• REQUEST: Pictures are not part of the copy. Give again exactly the lines from the one with "Reproduce this chart with matplotlib." to the one with "plt.rcParams['axes.unicode_minus'] = False", inclusive.

• ENTRIES SUPPLIED:
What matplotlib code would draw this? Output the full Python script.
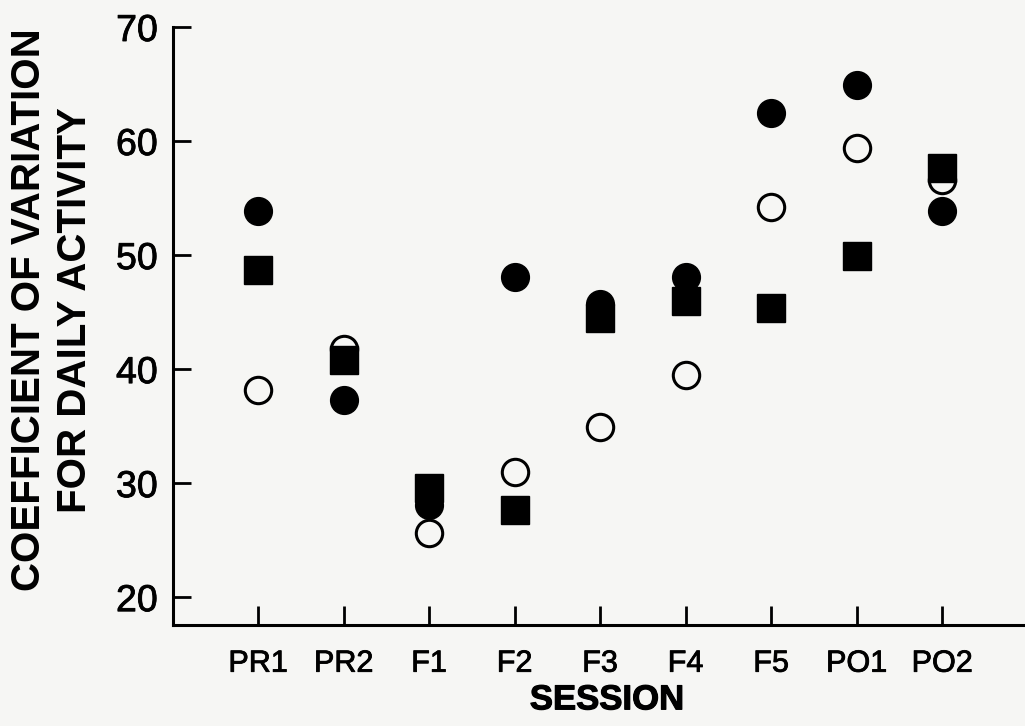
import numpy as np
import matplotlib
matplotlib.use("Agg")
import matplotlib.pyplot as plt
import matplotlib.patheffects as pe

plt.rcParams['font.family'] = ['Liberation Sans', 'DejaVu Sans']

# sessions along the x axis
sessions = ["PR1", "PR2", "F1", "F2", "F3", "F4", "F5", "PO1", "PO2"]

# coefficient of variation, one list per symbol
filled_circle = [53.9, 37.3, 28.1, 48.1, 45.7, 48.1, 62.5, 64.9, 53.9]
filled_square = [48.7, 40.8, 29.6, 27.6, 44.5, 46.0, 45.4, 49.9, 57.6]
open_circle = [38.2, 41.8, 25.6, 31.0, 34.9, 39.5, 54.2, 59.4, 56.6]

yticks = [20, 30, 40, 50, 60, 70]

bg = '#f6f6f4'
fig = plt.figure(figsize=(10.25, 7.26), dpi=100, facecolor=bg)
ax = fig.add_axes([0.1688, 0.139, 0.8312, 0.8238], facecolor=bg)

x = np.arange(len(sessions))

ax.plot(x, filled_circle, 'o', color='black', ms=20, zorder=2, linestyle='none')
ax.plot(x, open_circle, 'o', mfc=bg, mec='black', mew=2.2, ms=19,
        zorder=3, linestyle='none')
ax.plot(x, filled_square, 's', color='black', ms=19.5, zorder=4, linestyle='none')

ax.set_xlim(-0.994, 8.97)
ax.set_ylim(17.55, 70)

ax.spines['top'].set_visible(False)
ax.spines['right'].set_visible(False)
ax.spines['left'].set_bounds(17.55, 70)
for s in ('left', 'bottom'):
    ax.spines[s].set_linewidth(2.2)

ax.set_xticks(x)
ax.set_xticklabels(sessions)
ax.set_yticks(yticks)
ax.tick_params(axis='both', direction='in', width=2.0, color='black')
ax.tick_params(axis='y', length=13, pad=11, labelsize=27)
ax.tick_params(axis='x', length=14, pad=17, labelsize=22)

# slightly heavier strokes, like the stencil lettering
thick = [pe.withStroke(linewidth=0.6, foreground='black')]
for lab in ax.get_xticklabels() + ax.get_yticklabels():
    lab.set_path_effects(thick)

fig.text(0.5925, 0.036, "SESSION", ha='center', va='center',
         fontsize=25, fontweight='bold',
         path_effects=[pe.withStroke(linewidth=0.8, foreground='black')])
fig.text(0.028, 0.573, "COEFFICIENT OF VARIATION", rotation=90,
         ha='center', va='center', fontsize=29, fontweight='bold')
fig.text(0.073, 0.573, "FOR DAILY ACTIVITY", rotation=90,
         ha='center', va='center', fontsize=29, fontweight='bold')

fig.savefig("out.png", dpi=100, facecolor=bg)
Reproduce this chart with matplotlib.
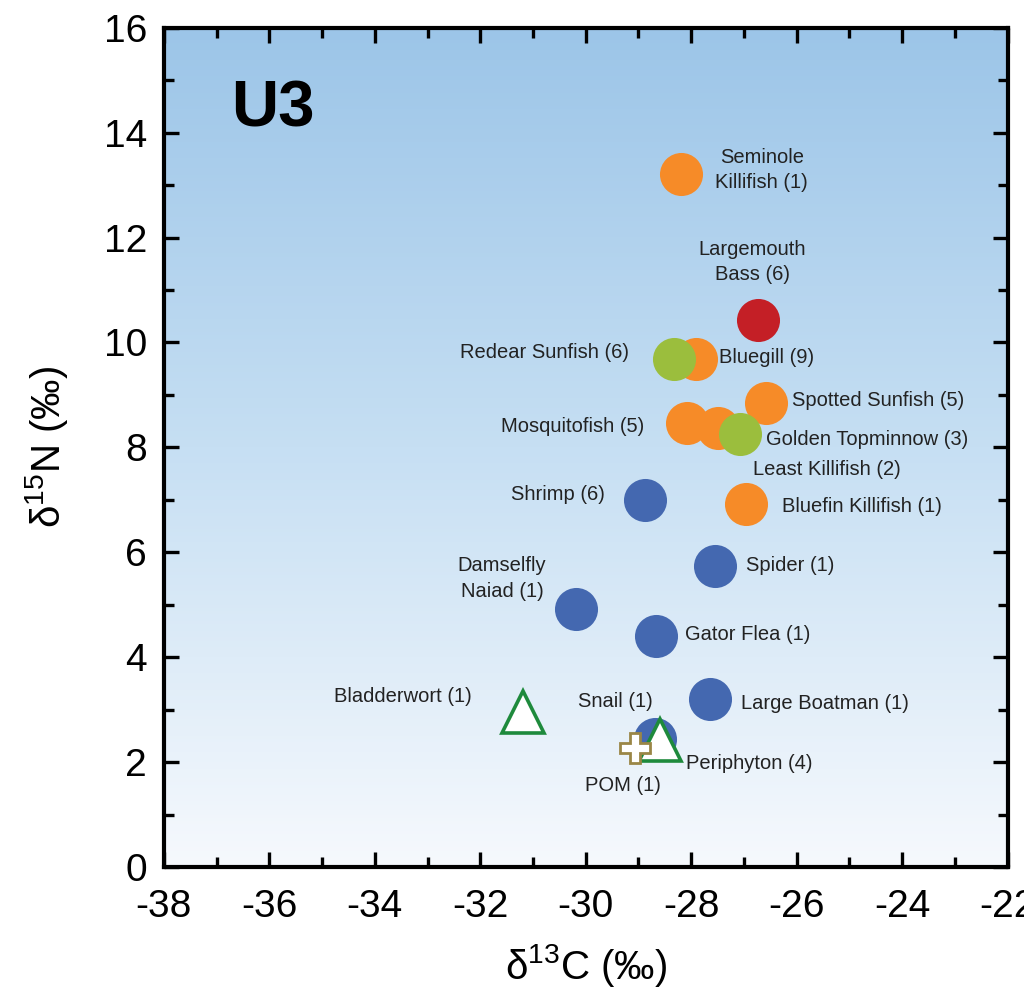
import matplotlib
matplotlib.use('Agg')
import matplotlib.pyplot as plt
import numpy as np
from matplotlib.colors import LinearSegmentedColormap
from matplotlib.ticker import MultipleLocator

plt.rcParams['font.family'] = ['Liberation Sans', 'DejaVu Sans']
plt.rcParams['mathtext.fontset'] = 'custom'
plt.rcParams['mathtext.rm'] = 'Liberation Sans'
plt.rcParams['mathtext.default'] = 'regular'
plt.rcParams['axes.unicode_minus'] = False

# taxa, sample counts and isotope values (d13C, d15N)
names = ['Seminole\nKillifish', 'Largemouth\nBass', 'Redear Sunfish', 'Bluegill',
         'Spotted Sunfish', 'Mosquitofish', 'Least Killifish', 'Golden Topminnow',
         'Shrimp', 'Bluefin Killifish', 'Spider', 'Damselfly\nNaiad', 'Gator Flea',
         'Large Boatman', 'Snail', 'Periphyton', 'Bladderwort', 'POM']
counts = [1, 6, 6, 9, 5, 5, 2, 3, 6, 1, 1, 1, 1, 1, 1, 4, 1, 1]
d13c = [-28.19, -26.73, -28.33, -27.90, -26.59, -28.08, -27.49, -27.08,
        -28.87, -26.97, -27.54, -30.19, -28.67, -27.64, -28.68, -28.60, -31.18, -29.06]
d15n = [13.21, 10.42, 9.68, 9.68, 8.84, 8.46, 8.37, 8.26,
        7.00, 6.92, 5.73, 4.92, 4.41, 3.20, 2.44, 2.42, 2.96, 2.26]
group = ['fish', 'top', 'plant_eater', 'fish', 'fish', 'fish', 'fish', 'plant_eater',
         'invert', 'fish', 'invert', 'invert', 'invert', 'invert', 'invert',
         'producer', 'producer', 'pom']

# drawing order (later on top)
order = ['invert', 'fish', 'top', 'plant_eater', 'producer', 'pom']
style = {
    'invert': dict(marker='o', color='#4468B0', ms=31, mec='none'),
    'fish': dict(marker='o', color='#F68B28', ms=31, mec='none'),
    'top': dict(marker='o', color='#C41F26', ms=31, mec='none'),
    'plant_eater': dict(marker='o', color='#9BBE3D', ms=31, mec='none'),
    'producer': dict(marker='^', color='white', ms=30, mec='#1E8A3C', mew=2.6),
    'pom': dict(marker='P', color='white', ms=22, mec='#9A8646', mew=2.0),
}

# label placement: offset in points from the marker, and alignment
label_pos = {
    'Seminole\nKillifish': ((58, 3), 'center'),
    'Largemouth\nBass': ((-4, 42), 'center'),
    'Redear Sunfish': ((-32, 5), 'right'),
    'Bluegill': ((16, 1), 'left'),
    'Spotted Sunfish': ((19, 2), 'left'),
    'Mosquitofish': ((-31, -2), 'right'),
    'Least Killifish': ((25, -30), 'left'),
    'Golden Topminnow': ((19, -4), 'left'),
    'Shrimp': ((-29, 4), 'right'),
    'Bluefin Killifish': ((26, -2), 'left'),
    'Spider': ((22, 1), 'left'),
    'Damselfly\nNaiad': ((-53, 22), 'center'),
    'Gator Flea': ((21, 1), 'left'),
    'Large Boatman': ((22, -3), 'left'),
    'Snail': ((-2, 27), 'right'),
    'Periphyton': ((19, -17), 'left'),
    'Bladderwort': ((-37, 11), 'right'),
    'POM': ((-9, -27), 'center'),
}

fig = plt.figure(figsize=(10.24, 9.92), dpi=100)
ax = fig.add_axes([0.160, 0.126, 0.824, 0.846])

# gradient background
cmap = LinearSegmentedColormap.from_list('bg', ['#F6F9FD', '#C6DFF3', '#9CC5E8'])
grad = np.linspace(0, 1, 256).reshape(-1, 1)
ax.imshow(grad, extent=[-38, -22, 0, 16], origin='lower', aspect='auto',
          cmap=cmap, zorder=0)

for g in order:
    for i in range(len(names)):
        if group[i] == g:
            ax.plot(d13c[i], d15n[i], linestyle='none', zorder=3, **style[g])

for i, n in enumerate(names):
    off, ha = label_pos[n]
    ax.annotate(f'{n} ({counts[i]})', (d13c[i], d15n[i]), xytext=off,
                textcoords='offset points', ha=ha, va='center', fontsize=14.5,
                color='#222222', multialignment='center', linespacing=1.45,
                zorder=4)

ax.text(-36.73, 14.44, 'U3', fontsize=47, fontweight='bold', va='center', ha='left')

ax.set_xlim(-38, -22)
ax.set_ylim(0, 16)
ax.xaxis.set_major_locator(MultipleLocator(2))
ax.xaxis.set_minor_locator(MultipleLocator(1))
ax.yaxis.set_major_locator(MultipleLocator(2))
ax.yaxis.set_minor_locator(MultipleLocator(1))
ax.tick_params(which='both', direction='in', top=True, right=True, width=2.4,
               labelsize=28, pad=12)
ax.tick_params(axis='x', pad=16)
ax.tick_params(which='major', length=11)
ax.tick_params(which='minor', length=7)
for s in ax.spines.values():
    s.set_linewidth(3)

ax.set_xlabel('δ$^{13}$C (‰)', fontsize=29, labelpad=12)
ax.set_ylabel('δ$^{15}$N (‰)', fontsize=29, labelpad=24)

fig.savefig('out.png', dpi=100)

...

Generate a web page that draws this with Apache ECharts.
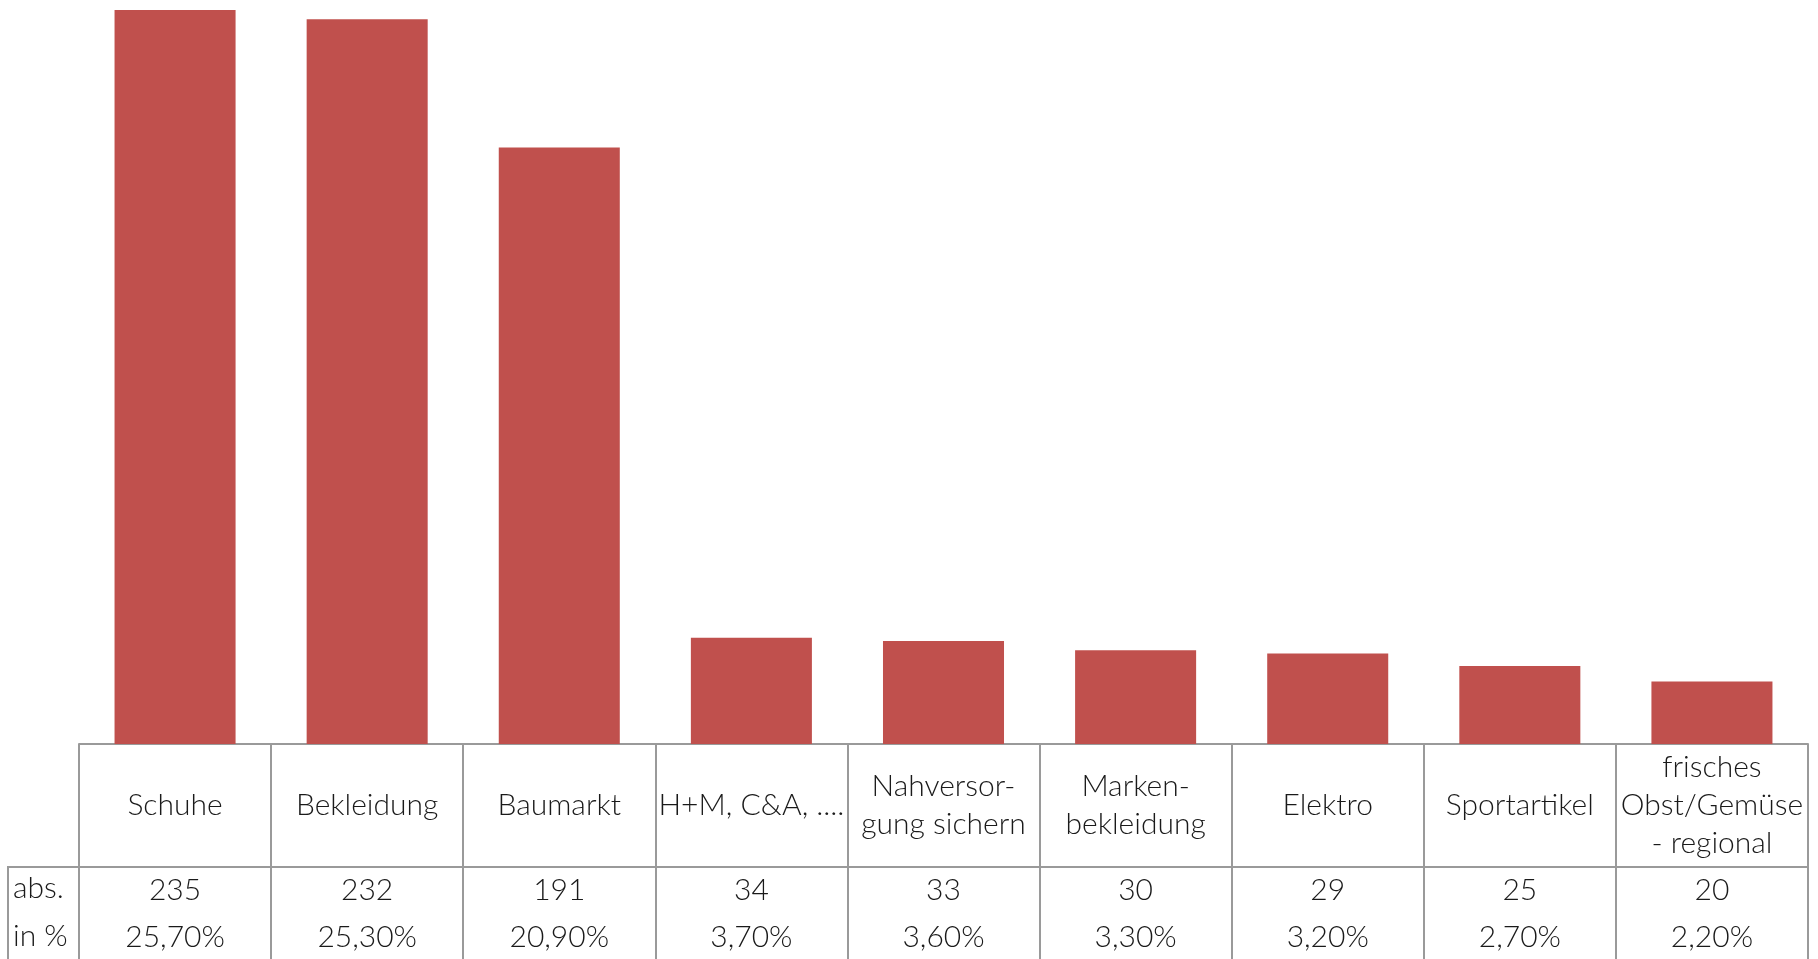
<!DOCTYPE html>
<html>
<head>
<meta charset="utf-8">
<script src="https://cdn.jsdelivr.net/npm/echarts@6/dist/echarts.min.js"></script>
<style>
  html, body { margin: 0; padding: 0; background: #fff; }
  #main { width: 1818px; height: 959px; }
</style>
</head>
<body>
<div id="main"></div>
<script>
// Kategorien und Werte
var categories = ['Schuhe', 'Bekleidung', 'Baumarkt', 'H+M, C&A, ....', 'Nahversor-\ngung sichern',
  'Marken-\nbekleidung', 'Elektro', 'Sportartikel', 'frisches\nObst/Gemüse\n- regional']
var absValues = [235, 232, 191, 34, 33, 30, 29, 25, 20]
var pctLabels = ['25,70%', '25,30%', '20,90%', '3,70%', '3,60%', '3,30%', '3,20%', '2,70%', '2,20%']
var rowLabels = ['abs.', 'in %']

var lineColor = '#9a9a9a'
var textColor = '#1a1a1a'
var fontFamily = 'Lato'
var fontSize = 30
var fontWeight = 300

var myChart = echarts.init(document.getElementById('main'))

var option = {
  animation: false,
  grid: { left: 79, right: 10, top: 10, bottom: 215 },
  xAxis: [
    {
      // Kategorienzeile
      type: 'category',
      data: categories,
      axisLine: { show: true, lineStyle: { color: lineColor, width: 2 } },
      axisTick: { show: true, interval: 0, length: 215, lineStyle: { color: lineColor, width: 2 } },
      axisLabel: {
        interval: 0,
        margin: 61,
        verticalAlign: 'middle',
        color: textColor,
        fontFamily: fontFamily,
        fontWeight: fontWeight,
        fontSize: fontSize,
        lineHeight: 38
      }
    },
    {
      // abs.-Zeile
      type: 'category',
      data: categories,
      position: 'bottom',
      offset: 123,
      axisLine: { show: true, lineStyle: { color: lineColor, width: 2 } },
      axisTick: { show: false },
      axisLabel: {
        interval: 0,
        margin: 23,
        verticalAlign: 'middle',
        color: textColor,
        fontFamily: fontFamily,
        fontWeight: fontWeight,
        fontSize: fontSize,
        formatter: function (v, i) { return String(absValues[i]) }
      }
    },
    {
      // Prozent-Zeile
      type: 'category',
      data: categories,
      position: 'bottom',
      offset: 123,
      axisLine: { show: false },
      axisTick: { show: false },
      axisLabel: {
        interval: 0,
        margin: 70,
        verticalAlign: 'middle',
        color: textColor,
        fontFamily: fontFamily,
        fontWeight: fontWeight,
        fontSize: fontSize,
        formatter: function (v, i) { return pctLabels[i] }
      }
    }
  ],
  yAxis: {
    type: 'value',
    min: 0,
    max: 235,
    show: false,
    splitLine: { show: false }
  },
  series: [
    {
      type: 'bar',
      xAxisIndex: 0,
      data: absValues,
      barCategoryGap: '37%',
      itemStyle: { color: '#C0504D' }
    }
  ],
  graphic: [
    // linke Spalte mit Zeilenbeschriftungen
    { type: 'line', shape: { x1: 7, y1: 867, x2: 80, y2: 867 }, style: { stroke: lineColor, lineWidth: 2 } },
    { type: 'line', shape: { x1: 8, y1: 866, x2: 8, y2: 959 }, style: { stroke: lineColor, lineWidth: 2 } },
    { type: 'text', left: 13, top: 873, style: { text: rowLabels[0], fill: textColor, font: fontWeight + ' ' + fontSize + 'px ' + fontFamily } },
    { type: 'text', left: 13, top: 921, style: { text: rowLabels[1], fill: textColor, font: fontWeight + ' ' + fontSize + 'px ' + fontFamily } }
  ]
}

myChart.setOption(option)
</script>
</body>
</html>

* * *

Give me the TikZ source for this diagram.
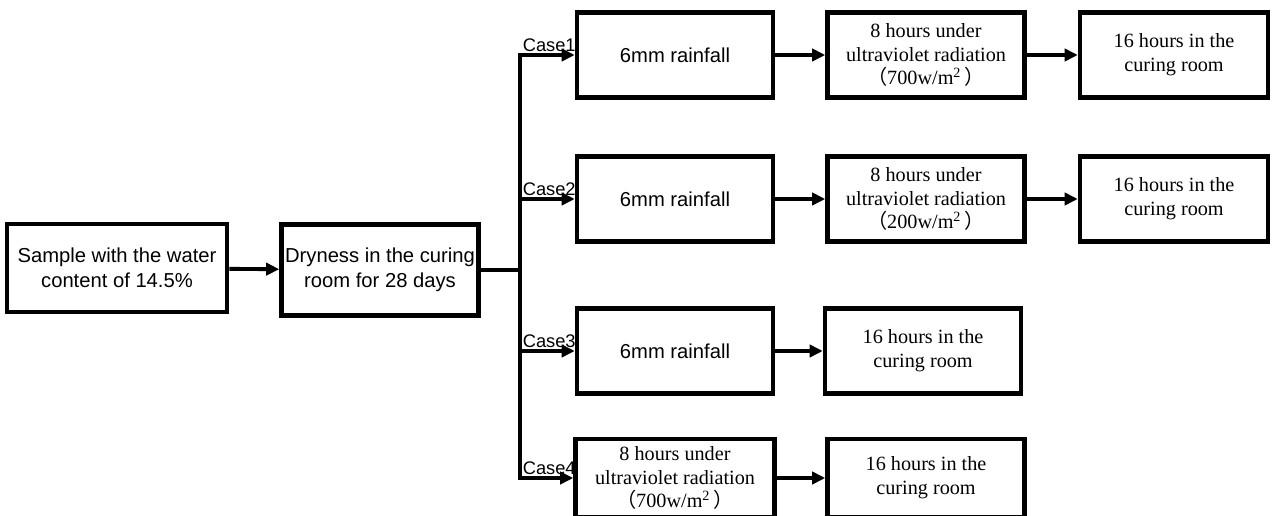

• WRITTEN RESPONSE:
Reproduce this chart with matplotlib.
import matplotlib
matplotlib.use('Agg')
import matplotlib.pyplot as plt
import numpy as np
from matplotlib.colors import LinearSegmentedColormap
from matplotlib.ticker import MultipleLocator

plt.rcParams['font.family'] = ['Liberation Sans', 'DejaVu Sans']
plt.rcParams['mathtext.fontset'] = 'custom'
plt.rcParams['mathtext.rm'] = 'Liberation Sans'
plt.rcParams['mathtext.default'] = 'regular'
plt.rcParams['axes.unicode_minus'] = False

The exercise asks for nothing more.